## TASK PROMPT:
Reproduce the data exactly and drop any pictures it holds.

---------- DATA RECORDS ----------

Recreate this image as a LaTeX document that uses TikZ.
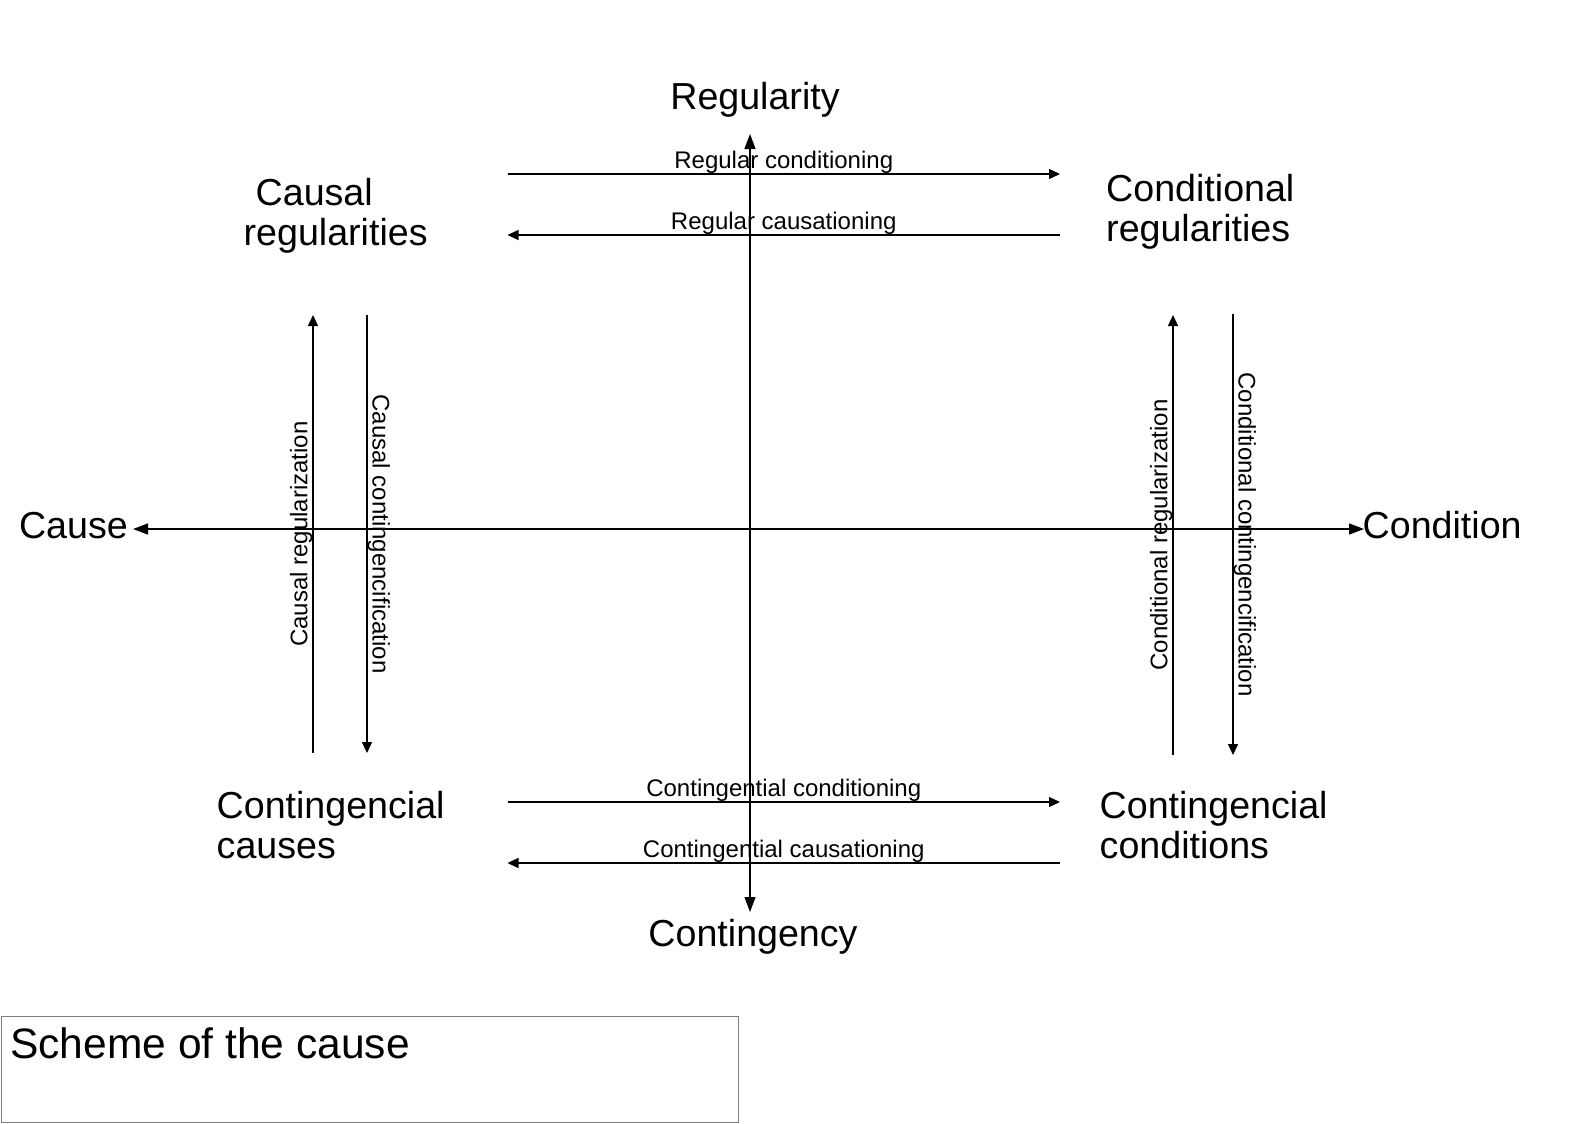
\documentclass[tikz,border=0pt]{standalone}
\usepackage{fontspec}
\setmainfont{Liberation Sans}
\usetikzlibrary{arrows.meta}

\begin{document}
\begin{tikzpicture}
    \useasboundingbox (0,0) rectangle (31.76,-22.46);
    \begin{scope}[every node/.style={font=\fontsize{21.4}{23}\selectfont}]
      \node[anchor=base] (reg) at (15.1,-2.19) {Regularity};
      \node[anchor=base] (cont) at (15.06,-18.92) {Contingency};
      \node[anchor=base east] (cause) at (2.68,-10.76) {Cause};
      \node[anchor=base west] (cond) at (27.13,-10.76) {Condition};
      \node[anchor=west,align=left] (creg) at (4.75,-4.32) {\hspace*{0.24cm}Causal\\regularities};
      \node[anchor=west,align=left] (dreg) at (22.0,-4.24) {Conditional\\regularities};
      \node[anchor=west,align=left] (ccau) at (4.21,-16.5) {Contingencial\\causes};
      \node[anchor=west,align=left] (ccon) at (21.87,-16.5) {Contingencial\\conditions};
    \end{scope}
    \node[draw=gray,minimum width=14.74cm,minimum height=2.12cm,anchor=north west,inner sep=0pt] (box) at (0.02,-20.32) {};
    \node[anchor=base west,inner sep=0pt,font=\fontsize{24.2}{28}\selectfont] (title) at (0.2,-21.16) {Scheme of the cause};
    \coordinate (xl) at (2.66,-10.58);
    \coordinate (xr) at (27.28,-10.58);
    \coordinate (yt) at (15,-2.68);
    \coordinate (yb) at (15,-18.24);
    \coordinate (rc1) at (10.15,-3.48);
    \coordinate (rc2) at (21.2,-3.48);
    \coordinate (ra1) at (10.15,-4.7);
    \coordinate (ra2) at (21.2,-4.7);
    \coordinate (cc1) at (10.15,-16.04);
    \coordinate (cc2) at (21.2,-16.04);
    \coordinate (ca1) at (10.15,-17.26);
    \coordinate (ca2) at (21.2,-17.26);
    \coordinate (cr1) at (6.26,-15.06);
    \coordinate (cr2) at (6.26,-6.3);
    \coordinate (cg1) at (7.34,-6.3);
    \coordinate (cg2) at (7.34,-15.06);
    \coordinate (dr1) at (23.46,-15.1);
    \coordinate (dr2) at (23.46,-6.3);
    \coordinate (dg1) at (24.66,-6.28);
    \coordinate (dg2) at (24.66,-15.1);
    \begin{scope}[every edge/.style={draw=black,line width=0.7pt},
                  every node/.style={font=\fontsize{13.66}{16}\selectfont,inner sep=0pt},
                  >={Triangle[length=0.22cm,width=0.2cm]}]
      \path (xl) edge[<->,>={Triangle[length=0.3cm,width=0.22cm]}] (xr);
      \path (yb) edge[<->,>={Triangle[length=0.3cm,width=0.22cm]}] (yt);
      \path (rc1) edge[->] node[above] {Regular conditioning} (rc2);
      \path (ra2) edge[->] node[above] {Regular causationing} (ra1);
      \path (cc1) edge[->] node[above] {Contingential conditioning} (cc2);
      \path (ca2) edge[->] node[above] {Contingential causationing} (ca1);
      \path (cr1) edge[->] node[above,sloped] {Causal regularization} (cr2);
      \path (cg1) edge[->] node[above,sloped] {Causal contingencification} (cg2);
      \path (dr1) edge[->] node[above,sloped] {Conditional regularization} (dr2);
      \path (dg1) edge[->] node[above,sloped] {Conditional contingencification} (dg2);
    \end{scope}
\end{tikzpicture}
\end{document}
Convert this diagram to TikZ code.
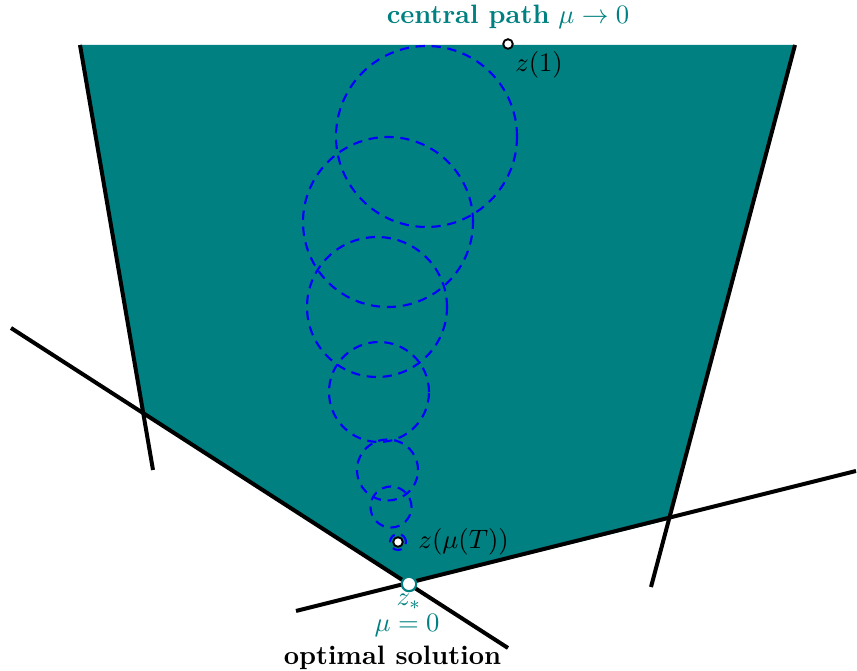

----------

## EXERCISE RESULT:
Recreate this image as a LaTeX document that uses TikZ.
\documentclass[tikz,border=0pt]{standalone}
\usepackage{fontspec}
\setmainfont{Liberation Sans}
\usetikzlibrary{arrows.meta}

\begin{document}
\begin{tikzpicture}
    \useasboundingbox (0,0) rectangle (31.76,-22.46);
    \begin{scope}[every node/.style={font=\fontsize{21.4}{23}\selectfont}]
      \node[anchor=base] (reg) at (15.1,-2.19) {Regularity};
      \node[anchor=base] (cont) at (15.06,-18.92) {Contingency};
      \node[anchor=base east] (cause) at (2.68,-10.76) {Cause};
      \node[anchor=base west] (cond) at (27.13,-10.76) {Condition};
      \node[anchor=west,align=left] (creg) at (4.75,-4.32) {\hspace*{0.24cm}Causal\\regularities};
      \node[anchor=west,align=left] (dreg) at (22.0,-4.24) {Conditional\\regularities};
      \node[anchor=west,align=left] (ccau) at (4.21,-16.5) {Contingencial\\causes};
      \node[anchor=west,align=left] (ccon) at (21.87,-16.5) {Contingencial\\conditions};
    \end{scope}
    \node[draw=gray,minimum width=14.74cm,minimum height=2.12cm,anchor=north west,inner sep=0pt] (box) at (0.02,-20.32) {};
    \node[anchor=base west,inner sep=0pt,font=\fontsize{24.2}{28}\selectfont] (title) at (0.2,-21.16) {Scheme of the cause};
    \coordinate (xl) at (2.66,-10.58);
    \coordinate (xr) at (27.28,-10.58);
    \coordinate (yt) at (15,-2.68);
    \coordinate (yb) at (15,-18.24);
    \coordinate (rc1) at (10.15,-3.48);
    \coordinate (rc2) at (21.2,-3.48);
    \coordinate (ra1) at (10.15,-4.7);
    \coordinate (ra2) at (21.2,-4.7);
    \coordinate (cc1) at (10.15,-16.04);
    \coordinate (cc2) at (21.2,-16.04);
    \coordinate (ca1) at (10.15,-17.26);
    \coordinate (ca2) at (21.2,-17.26);
    \coordinate (cr1) at (6.26,-15.06);
    \coordinate (cr2) at (6.26,-6.3);
    \coordinate (cg1) at (7.34,-6.3);
    \coordinate (cg2) at (7.34,-15.06);
    \coordinate (dr1) at (23.46,-15.1);
    \coordinate (dr2) at (23.46,-6.3);
    \coordinate (dg1) at (24.66,-6.28);
    \coordinate (dg2) at (24.66,-15.1);
    \begin{scope}[every edge/.style={draw=black,line width=0.7pt},
                  every node/.style={font=\fontsize{13.66}{16}\selectfont,inner sep=0pt},
                  >={Triangle[length=0.22cm,width=0.2cm]}]
      \path (xl) edge[<->,>={Triangle[length=0.3cm,width=0.22cm]}] (xr);
      \path (yb) edge[<->,>={Triangle[length=0.3cm,width=0.22cm]}] (yt);
      \path (rc1) edge[->] node[above] {Regular conditioning} (rc2);
      \path (ra2) edge[->] node[above] {Regular causationing} (ra1);
      \path (cc1) edge[->] node[above] {Contingential conditioning} (cc2);
      \path (ca2) edge[->] node[above] {Contingential causationing} (ca1);
      \path (cr1) edge[->] node[above,sloped] {Causal regularization} (cr2);
      \path (cg1) edge[->] node[above,sloped] {Causal contingencification} (cg2);
      \path (dr1) edge[->] node[above,sloped] {Conditional regularization} (dr2);
      \path (dg1) edge[->] node[above,sloped] {Conditional contingencification} (dg2);
    \end{scope}
\end{tikzpicture}
\end{document}
Convert this diagram to TikZ code.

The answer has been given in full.